The second mistake was asking what people want instead of watching what they do. They ran surveys asking "What features do you want?" and built based on responses. People are terrible at predicting what they'll use. They say they want feature X, you build it, nobody uses it. The fix was asking "Show me the last time you tried to accomplish this job" and watching what they actually do. Build based on observed behavior, not stated preferences.

The third mistake was treating personas as a one-time deliverable. They spent six weeks on persona research, delivered a report, never touched it again. Markets change. Buyer priorities shift. Competitors launch new capabilities. Last year's personas are outdated. The fix was making persona research continuous. Interview customers every week.

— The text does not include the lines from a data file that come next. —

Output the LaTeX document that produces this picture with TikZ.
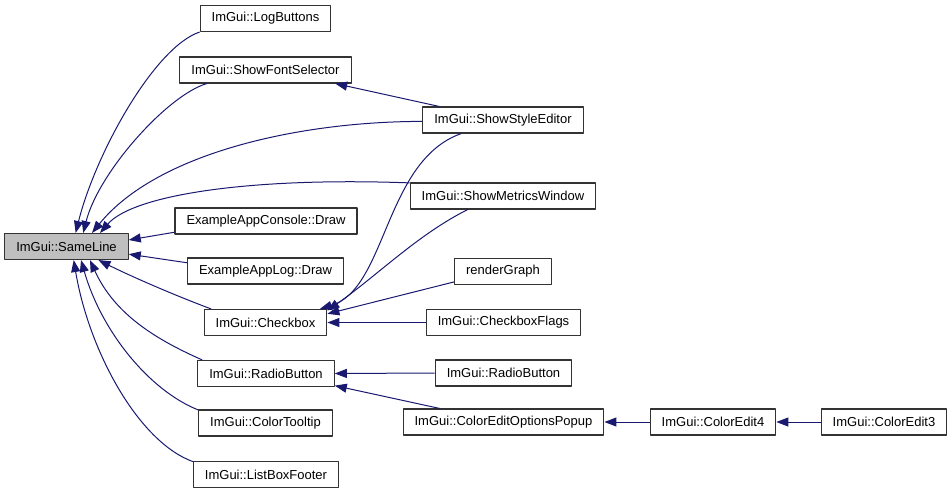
\documentclass[tikz,border=0pt]{standalone}
\usepackage{fontspec}
\setmainfont{Liberation Sans}
\usetikzlibrary{arrows.meta}
\definecolor{edgeblue}{RGB}{25, 25, 112}
\definecolor{rootgray}{RGB}{191, 191, 191}

\begin{document}
\begin{tikzpicture}[x=1pt, y=1pt, line join=round, >={Triangle[length=12pt, width=9pt]},
    fn/.style={draw=black!80, line width=1.1pt, inner xsep=11.5pt, inner ysep=0pt,
        minimum height=26pt, font=\fontsize{13}{15}\selectfont},
    root/.style={fn, fill=rootgray},
    call/.style={->, color=edgeblue, line width=1pt}]
    \useasboundingbox (0,0) rectangle (952,-493);

    % Hàm gốc
    \node[root] (sameline) at (66.5,-246.5) {ImGui::SameLine};

    % Cột thứ nhất
    \node[fn] (logbuttons) at (265.5,-18.5) {ImGui::LogButtons};
    \node[fn] (fontsel) at (265.5,-70) {ImGui::ShowFontSelector};
    \node[fn] (console) at (266,-221) {ExampleAppConsole::Draw};
    \node[fn] (applog) at (265.5,-271) {ExampleAppLog::Draw};
    \node[fn] (checkbox) at (265.5,-322.5) {ImGui::Checkbox};
    \node[fn] (radio) at (266,-373.5) {ImGui::RadioButton};
    \node[fn] (colortip) at (265.5,-423) {ImGui::ColorTooltip};
    \node[fn] (listbox) at (266,-474.5) {ImGui::ListBoxFooter};

    % Cột thứ hai
    \node[fn] (styleedit) at (503,-120) {ImGui::ShowStyleEditor};
    \node[fn] (metrics) at (503,-196) {ImGui::ShowMetricsWindow};
    \node[fn] (rendergraph) at (503,-271.5) {renderGraph};
    \node[fn] (flags) at (503.5,-322.5) {ImGui::CheckboxFlags};
    \node[fn] (radiotwo) at (503.5,-373) {ImGui::RadioButton};
    \node[fn] (popup) at (503.5,-422) {ImGui::ColorEditOptionsPopup};

    % Cột thứ ba, thứ tư
    \node[fn] (editfour) at (713,-422) {ImGui::ColorEdit4};
    \node[fn] (editthree) at (884,-422) {ImGui::ColorEdit3};

    % Lời gọi tới SameLine
    \draw[call] (logbuttons.south west) .. controls +(-45,-15) and +(20,80) .. (sameline.56);
    \draw[call] (fontsel.193) .. controls +(-40,-12) and +(15,60) .. (sameline.39);
    \draw[call] (styleedit.181) .. controls +(-123,0) and +(65,80) .. (sameline.28);
    \draw[call] (metrics.172) .. controls +(-160,6) and +(33,38) .. (sameline.22);
    \draw[call] (console.187) -- (sameline.6);
    \draw[call] (applog.174) -- (sameline.-7);
    \draw[call] (checkbox.166) .. controls +(-40,15) and +(30,-15) .. (sameline.-23);
    \draw[call] (radio.168) .. controls +(-45,20) and +(25,-55) .. (sameline.-30);
    \draw[call] (colortip.169) .. controls +(-50,20) and +(20,-70) .. (sameline.-43);
    \draw[call] (listbox.170) .. controls +(-55,20) and +(15,-90) .. (sameline.-62);

    % Các lời gọi còn lại
    \draw[call] (styleedit.168) -- (fontsel.-11);
    \draw[call] (styleedit.198) .. controls +(-77,-27) and +(67,20) .. (checkbox.14);
    \draw[call] (metrics.201) .. controls +(-50,-25) and +(50,35) .. (checkbox.11);
    \draw[call] (rendergraph.192) -- (checkbox.8);
    \draw[call] (flags.west) -- (checkbox.east);
    \draw[call] (radiotwo.west) -- (radio.east);
    \draw[call] (popup.168) -- (radio.-10);
    \draw[call] (editfour.west) -- (popup.east);
    \draw[call] (editthree.west) -- (editfour.east);
\end{tikzpicture}
\end{document}
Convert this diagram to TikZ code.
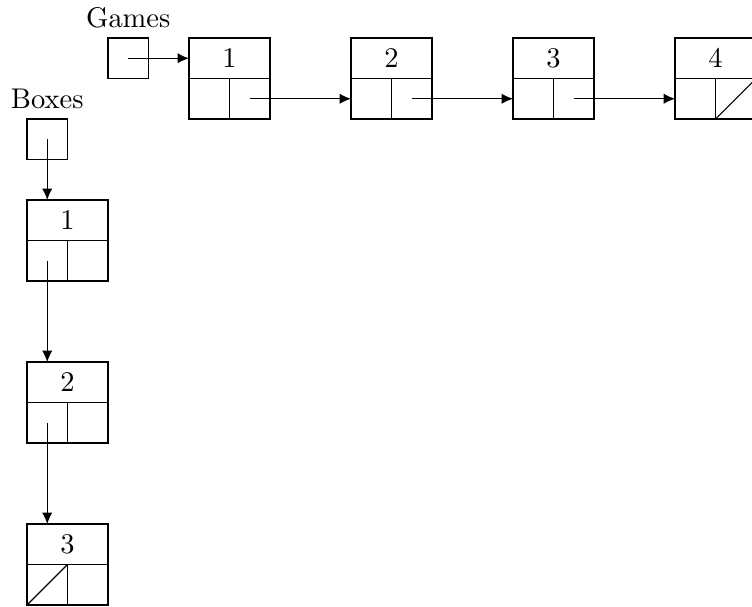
\documentclass[tikz,border=0pt]{standalone}
\usetikzlibrary{arrows.meta}
\begin{document}
\begin{tikzpicture}[
  cell/.style={draw, rectangle, minimum width=0.5cm, minimum height=0.5cm, inner sep=0pt, outer sep=0pt},
  head/.style={draw, rectangle, minimum width=1cm, minimum height=0.5cm, inner sep=0pt, outer sep=0pt},
  ptr/.style={-{Latex[length=4pt,width=3.6pt]}},
  nil/.style={line width=0.4pt}
]
\useasboundingbox (-0.333,0.469) rectangle (8.95,-7.012);

% pointer to the list of games
\node[cell] (gp) at (1.25,-0.25) {};
\node[above] (glabel) at (gp.north) {Games};

% list of games
\foreach \k [evaluate=\k as \x using {2.5+2*(\k-1)}] in {1,2,3,4} {
  \node[head] (g\k t) at (\x,-0.25) {\k};
  \node[cell] (g\k l) at (\x-0.25,-0.75) {};
  \node[cell] (g\k r) at (\x+0.25,-0.75) {};
}
\draw[ptr] (gp.center) -- (g1t.west);
\draw[ptr] (g1r.center) -- (g2l.west);
\draw[ptr] (g2r.center) -- (g3l.west);
\draw[ptr] (g3r.center) -- (g4l.west);
\draw[nil] (g4r.south west) -- (g4r.north east);

% pointer to the list of boxes
\node[cell] (bp) at (0.25,-1.25) {};
\node[above] (blabel) at (bp.north) {Boxes};

% list of boxes
\foreach \k [evaluate=\k as \y using {-2.25-2*(\k-1)}] in {1,2,3} {
  \node[head] (b\k t) at (0.5,\y) {\k};
  \node[cell] (b\k l) at (0.25,\y-0.5) {};
  \node[cell] (b\k r) at (0.75,\y-0.5) {};
}
\draw[ptr] (bp.center) -- (bp.center |- b1t.north);
\draw[ptr] (b1l.center) -- (b1l.center |- b2t.north);
\draw[ptr] (b2l.center) -- (b2l.center |- b3t.north);
\draw[nil] (b3l.south west) -- (b3l.north east);
\end{tikzpicture}
\end{document}
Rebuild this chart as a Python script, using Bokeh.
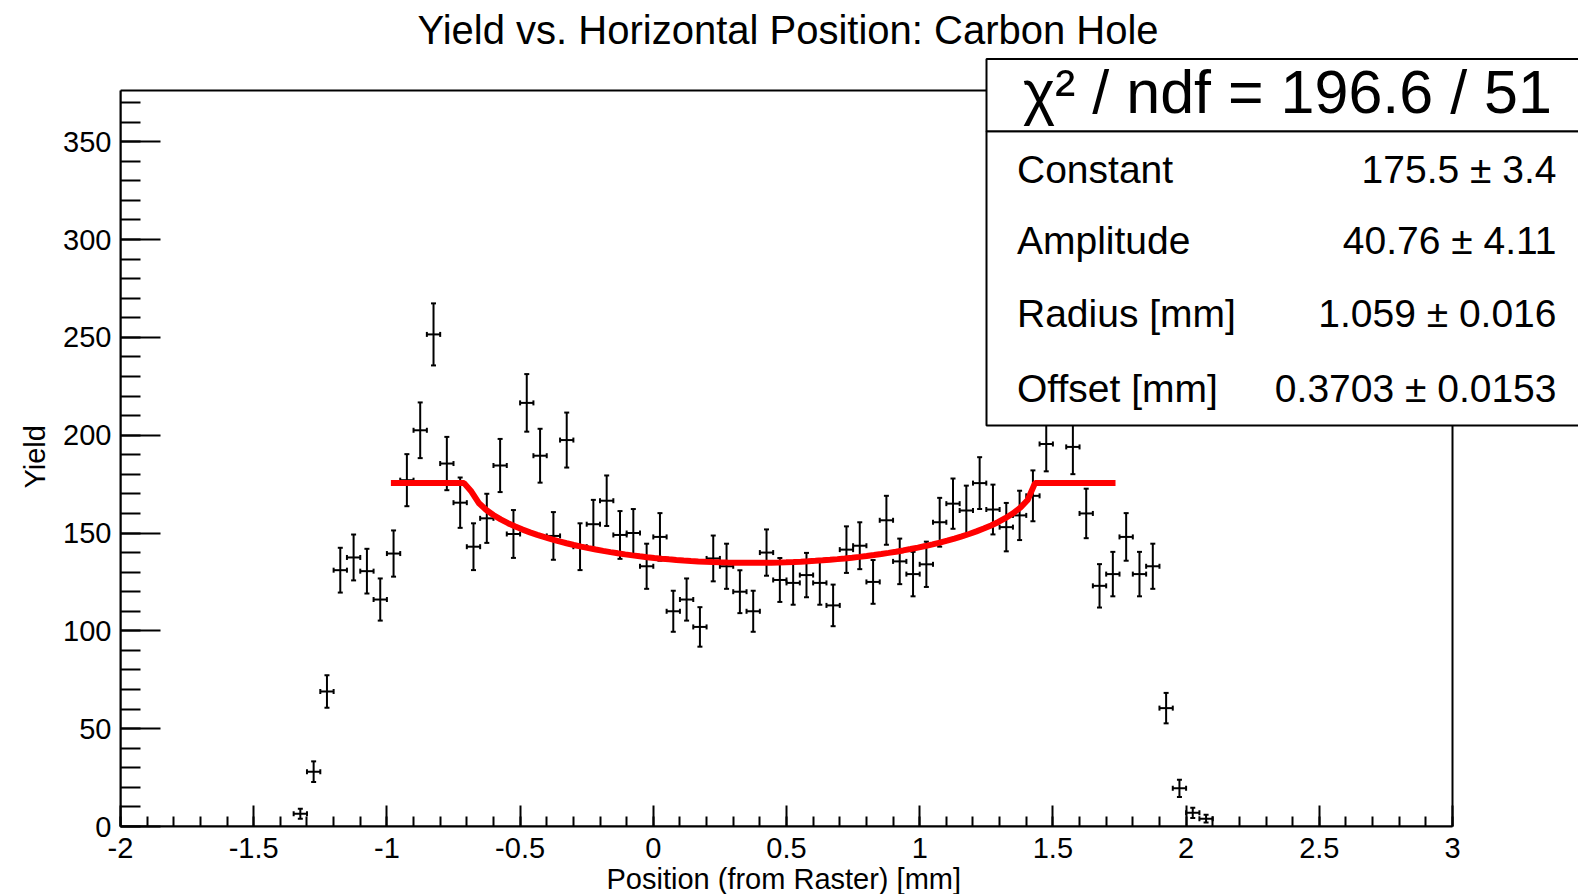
import numpy as np
from bokeh.plotting import figure
from bokeh.models import Range1d, SingleIntervalTicker, Label, BoxAnnotation, ColumnDataSource, Title
from bokeh.embed import file_html
from bokeh.resources import INLINE

# ---------------- data ----------------
position = [-1.325, -1.275, -1.225, -1.175, -1.125, -1.075, -1.025, -0.975, -0.925, -0.875,
            -0.825, -0.775, -0.725, -0.675, -0.625, -0.575, -0.525, -0.475, -0.425, -0.375,
            -0.325, -0.275, -0.225, -0.175, -0.125, -0.075, -0.025, 0.025, 0.075, 0.125,
            0.175, 0.225, 0.275, 0.325, 0.375, 0.425, 0.475, 0.525, 0.575, 0.625,
            0.675, 0.725, 0.775, 0.825, 0.875, 0.925, 0.975, 1.025, 1.075, 1.125,
            1.175, 1.225, 1.275, 1.325, 1.375, 1.425, 1.475, 1.525, 1.575, 1.625,
            1.675, 1.725, 1.775, 1.825, 1.875, 1.925, 1.975, 2.025, 2.075]
yield_counts = [6.5, 28, 69, 131, 137.5, 130.5, 116, 139.5, 177, 202.5,
                251.5, 185.5, 165.5, 143, 157.5, 184.5, 149.5, 216.5, 189.5, 148.5,
                197.5, 143, 154.5, 166.5, 149, 150, 133, 148, 110, 116,
                102, 137, 133, 120, 110, 140, 126, 124.5, 128.5, 124.5,
                113, 141.5, 143.5, 125, 156.5, 135.5, 129, 134, 155.5, 165,
                161.5, 175.5, 162, 153, 159, 169, 195.5, 228, 194, 160,
                123, 129, 148, 129, 133, 60.5, 19.5, 7, 4]
bin_width = 0.05

# fit results (stats box)
fit_names = ["Constant", "Amplitude", "Radius [mm]", "Offset [mm]"]
fit_values = [175.5, 40.76, 1.059, 0.3703]
fit_errors = [3.4, 4.11, 0.016, 0.0153]
fit_value_text = ["175.5", "40.76", "1.059", "0.3703"]
fit_error_text = ["3.4", "4.11", "0.016", "0.0153"]
chi2, ndf = 196.6, 51
fit_range = [-0.985, 1.735]

x_ticks = [-2, -1.5, -1, -0.5, 0, 0.5, 1, 1.5, 2, 2.5, 3]
x_tick_labels = ["-2", "-1.5", "-1", "-0.5", "0", "0.5", "1", "1.5", "2", "2.5", "3"]

title_text = "Yield vs. Horizontal Position: Carbon Hole"
x_title = "Position (from Raster) [mm]"
y_title = "Yield"

# ---------------- layout constants ----------------
W, H = 1578, 894
AXL, AXR, AXT, AXB = 120, 1452, 90, 828       # pixel extent of the drawn axes
FRAME_T, FRAME_R = 56, W                       # frame extends to hold the stats box
XMIN, XMAX = -2.0, 3.0
YMIN, YMAX = 0.0, 376.2
PPX = (AXR - AXL) / (XMAX - XMIN)
PPY = (AXB - AXT) / (YMAX - YMIN)
FONT = "Liberation Sans"

def xd(px):
    return XMIN + (px - AXL) / PPX

def yd(py):
    return YMIN + (AXB - py) / PPY

p = figure(width=W, height=H, output_backend="svg", toolbar_location=None,
           x_range=Range1d(XMIN, xd(FRAME_R)), y_range=Range1d(YMIN, yd(FRAME_T)),
           min_border_left=AXL, min_border_right=W - FRAME_R,
           min_border_top=FRAME_T, min_border_bottom=H - AXB,
           title=title_text)
p.background_fill_color = "white"
p.border_fill_color = "white"
p.outline_line_color = None
p.xgrid.visible = False
p.ygrid.visible = False

p.title.text_font = FONT
p.title.text_font_size = "40px"
p.title.text_font_style = "normal"
p.title.text_color = "black"
p.title.align = "left"
p.title.offset = 297
p.title.standoff = 10

# axes
for ax in (p.xaxis[0], p.yaxis[0]):
    ax.axis_line_width = 2
    ax.axis_line_color = "black"
    ax.major_tick_line_width = 2
    ax.minor_tick_line_width = 2
    ax.major_tick_line_color = "black"
    ax.minor_tick_line_color = "black"
    ax.major_tick_out = 0
    ax.minor_tick_out = 0
    ax.major_label_text_font = FONT
    ax.major_label_text_font_size = "29px"
    ax.major_label_text_color = "black"

p.xaxis.bounds = (XMIN, XMAX)
p.xaxis.ticker = SingleIntervalTicker(interval=0.5, num_minor_ticks=5)
p.xaxis.major_tick_in = 21
p.xaxis.minor_tick_in = 10
p.xaxis.major_label_overrides = {float(t): l for t, l in zip(x_ticks, x_tick_labels)}
p.xaxis.major_label_standoff = 11

p.yaxis.bounds = (YMIN, YMAX)
p.yaxis.ticker = SingleIntervalTicker(interval=50, num_minor_ticks=5)
p.yaxis.major_tick_in = 40
p.yaxis.minor_tick_in = 20
p.yaxis.major_label_standoff = 9

# axis titles (centred on the drawn axis extent, as in the reference)
p.add_layout(Title(text=x_title, align="left", offset=486, standoff=0, text_font=FONT,
                   text_font_size="29px", text_font_style="normal", text_color="black"), "below")
p.add_layout(Title(text=y_title, align="left", offset=338, standoff=20, text_font=FONT,
                   text_font_size="29px", text_font_style="normal", text_color="black"), "left")

# frame box of the histogram
p.add_layout(BoxAnnotation(left=XMIN, right=XMAX, bottom=YMIN, top=YMAX,
                           fill_color=None, line_color="black", line_alpha=1, line_width=2,
                           level="underlay"))

# ---------------- histogram error bars ----------------
x = np.array(position)
y = np.array(yield_counts)
err = np.sqrt(y)
hw = bin_width / 2
src = ColumnDataSource(dict(x=x, y=y, lo=y - err, hi=y + err, xl=x - hw, xr=x + hw))
p.segment(x0="x", y0="lo", x1="x", y1="hi", source=src, line_color="black", line_width=2)
p.segment(x0="xl", y0="y", x1="xr", y1="y", source=src, line_color="black", line_width=2)
p.scatter(x="x", y="lo", source=src, marker="dash", size=5, line_color="black", line_width=2)
p.scatter(x="x", y="hi", source=src, marker="dash", size=5, line_color="black", line_width=2)
p.scatter(x="xl", y="y", source=src, marker="dash", angle=np.pi / 2, size=5, line_color="black", line_width=2)
p.scatter(x="xr", y="y", source=src, marker="dash", angle=np.pi / 2, size=5, line_color="black", line_width=2)

# ---------------- fit curve (100 samples, like ROOT) ----------------
C, A, R, X0 = fit_values
xf = np.linspace(fit_range[0], fit_range[1], 100)
u = (xf - X0) / R
yf = np.where(np.abs(u) < 1, C - A * np.sqrt(np.clip(1 - u ** 2, 0, None)), C)
p.line(xf, yf, line_color="#ff0000", line_width=6)

# ---------------- stats box ----------------
box_l, box_r, box_t, box_div, box_b = 986, 1640, 58.4, 130.9, 425.9
p.add_layout(BoxAnnotation(left=xd(box_l), right=xd(box_r), top=yd(box_div), bottom=yd(box_b),
                           fill_color="white", fill_alpha=1, line_color="black", line_alpha=1,
                           line_width=2, level="overlay"))
p.add_layout(BoxAnnotation(left=xd(box_l), right=xd(box_r), top=yd(box_t), bottom=yd(box_div),
                           fill_color="white", fill_alpha=1, line_color="black", line_alpha=1,
                           line_width=2, level="overlay"))

p.add_layout(Label(x=xd(1287), y=yd(92), text=f"χ² / ndf = {chi2} / {ndf}",
                   text_font=FONT, text_font_size="61px", text_align="center",
                   text_baseline="middle", text_color="black", level="overlay"))
row_y = [169, 240.6, 314, 388.6]
for name, vt, et, ry in zip(fit_names, fit_value_text, fit_error_text, row_y):
    p.add_layout(Label(x=xd(1016.5), y=yd(ry), text=name, text_font=FONT, text_font_size="39px",
                       text_align="left", text_baseline="middle", text_color="black",
                       level="overlay"))
    p.add_layout(Label(x=xd(1556), y=yd(ry), text=f"{vt} ± {et}", text_font=FONT,
                       text_font_size="39px", text_align="right", text_baseline="middle",
                       text_color="black", level="overlay"))

open("out.html", "w").write(file_html(p, INLINE))
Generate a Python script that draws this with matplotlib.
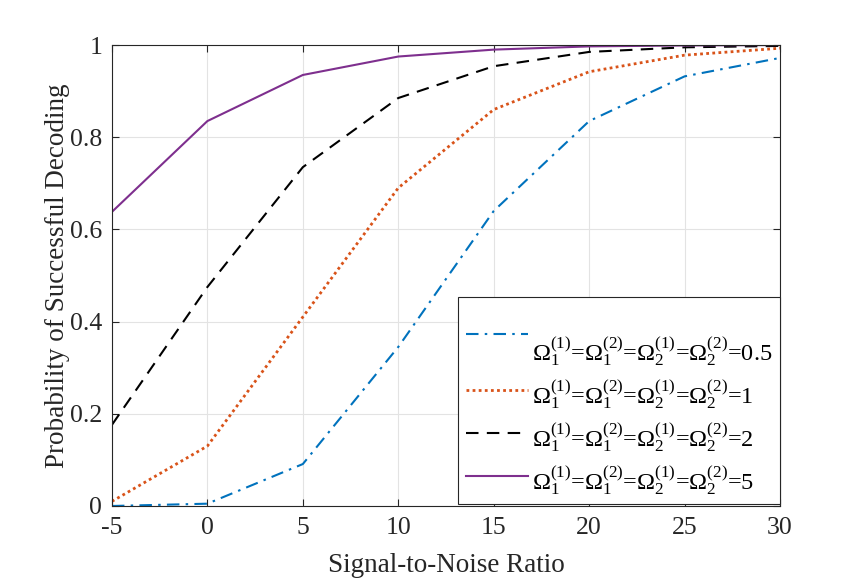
import matplotlib
matplotlib.use("Agg")
import matplotlib.pyplot as plt
import numpy as np
from matplotlib.legend_handler import HandlerLine2D

plt.rcParams['font.family'] = ['Liberation Serif', 'DejaVu Serif']
plt.rcParams['mathtext.fontset'] = 'custom'
plt.rcParams['mathtext.rm'] = 'Liberation Serif'
plt.rcParams['mathtext.it'] = 'Liberation Serif:italic'
plt.rcParams['mathtext.bf'] = 'Liberation Serif:bold'

snr = [-5, 0, 5, 10, 15, 20, 25, 30]
p_05 = [0.0, 0.005, 0.091, 0.345, 0.640, 0.835, 0.932, 0.972]
p_1 = [0.010, 0.130, 0.410, 0.690, 0.860, 0.942, 0.978, 0.993]
p_2 = [0.176, 0.475, 0.735, 0.885, 0.954, 0.985, 0.995, 0.998]
p_5 = [0.638, 0.835, 0.935, 0.975, 0.990, 0.997, 0.999, 1.0]
omega_vals = ['0.5', '1', '2', '5']
xticks = [-5, 0, 5, 10, 15, 20, 25, 30]
yticks = [0, 0.2, 0.4, 0.6, 0.8, 1]
ytick_labels = ['0', '0.2', '0.4', '0.6', '0.8', '1']

def lab(v):
    return (r'$\Omega_1^{(1)}$=$\Omega_1^{(2)}$=$\Omega_2^{(1)}$=$\Omega_2^{(2)}$=' + v)


class UpHandler(HandlerLine2D):
    def __init__(self, shift, **kw):
        super().__init__(**kw)
        self.shift = shift

    def create_artists(self, legend, orig_handle, xdescent, ydescent, width,
                       height, fontsize, trans):
        arts = super().create_artists(legend, orig_handle, xdescent, ydescent,
                                      width, height, fontsize, trans)
        for a in arts:
            a.set_ydata(np.asarray(a.get_ydata(), dtype=float) + self.shift)
        return arts


fig = plt.figure(figsize=(8.61, 5.80), dpi=100)
ax = fig.add_axes([0.130, 0.1276, 0.776, 0.7948])

l1, = ax.plot(snr, p_05, color='#0072BD', lw=1.5, linestyle=(0, (6, 3, 1.2, 3)), label=lab(omega_vals[0]))
l2, = ax.plot(snr, p_1, color='#D95319', lw=2.0, linestyle=(0, (1, 1.2)), label=lab(omega_vals[1]))
l3, = ax.plot(snr, p_2, color='black', lw=1.5, linestyle=(0, (6, 4)), label=lab(omega_vals[2]))
l4, = ax.plot(snr, p_5, color='#7E2F8E', lw=1.5, linestyle='-', label=lab(omega_vals[3]))

ax.set_xlim(-5, 30)
ax.set_ylim(0, 1)
ax.set_xticks(xticks)
ax.set_xticklabels([str(x) for x in xticks])
ax.set_yticks(yticks)
ax.set_yticklabels(ytick_labels)
ax.tick_params(direction='in', length=5, width=0.8, labelsize=18.5, colors='#262626',
               top=True, right=True)
ax.tick_params(axis='x', pad=8)
ax.tick_params(axis='y', pad=7)
ax.grid(True, color='#e3e3e3', linewidth=0.8)
ax.set_axisbelow(True)
for s in ax.spines.values():
    s.set_color('#262626')
    s.set_linewidth(0.8)

ax.set_xlabel('Signal-to-Noise Ratio', fontsize=19.5, color='#262626', labelpad=10)
ax.set_ylabel('Probability of Successful Decoding', fontsize=19.5, color='#262626', labelpad=0)

hm = {l1: UpHandler(13), l2: UpHandler(3.3), l3: UpHandler(3.3), l4: UpHandler(3.3)}
leg = ax.legend(loc='lower right', bbox_to_anchor=(1.0, 0.004), fontsize=17.5,
                frameon=True, fancybox=False, edgecolor='#262626', framealpha=1,
                handlelength=2.55, handletextpad=0.2, labelspacing=0.41,
                borderpad=0.3, borderaxespad=0.0, handler_map=hm,
                title=' ', title_fontsize=17)
leg.get_frame().set_linewidth(0.8)

fig.savefig('out.png', dpi=100)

Update personas quarterly based on pattern shifts.

The fourth mistake was doing competitive analysis from websites, not from buyers. They analyzed competitor websites, pricing pages, and demo videos to understand their strategy. What competitors say doesn't tell you why buyers choose them. The fix was interviewing customers who evaluated you and chose competitors. Ask: "Walk me through the moment you decided they were the right choice." That reveals their real positioning and strengths.

The Market Box Is Your Foundation

Everything in the Pragmatic Framework builds on the Market box.

You can't do positioning (Focus) without understanding competitive alternatives (Market). You can't do pricing (Business) without understanding buyer priorities (Market). You can't do launches (Programs) without understanding trigger events (Market). You can't do enablement (Readiness) without understanding objection patterns (Market).

Most GTM failures trace back to skipping the Market box.

Your launch failed because you didn't understand buyer priorities. Your positioning isn't landing because you don't know the competitive alternatives buyers actually consider. Your pricing seems too high because you don't understand the business impact of the problem you solve.

The uncomfortable truth: Most PMMs skip the Market box because it's hard, slow, and involves talking to people.

It's easier to jump straight to tactics—write messaging, build sales decks, plan launches. Those feel productive.

But without Market work, you're guessing. You're building campaigns for buyers you don't understand, positioning against competitors buyers don't consider, and messaging problems buyers don't care about.

I learned to spend 20% of my time in the Market box every week. Interview customers. Talk to prospects who didn't convert. Analyze win/loss patterns. Update competitive intelligence. Document trigger events.

That foundation makes everything else faster and more effective.

I've watched PMMs spend six months relaunching the same product because they refused to spend two weeks on buyer research.

Don't be that PMM. Do the Market work. Everything else gets easier.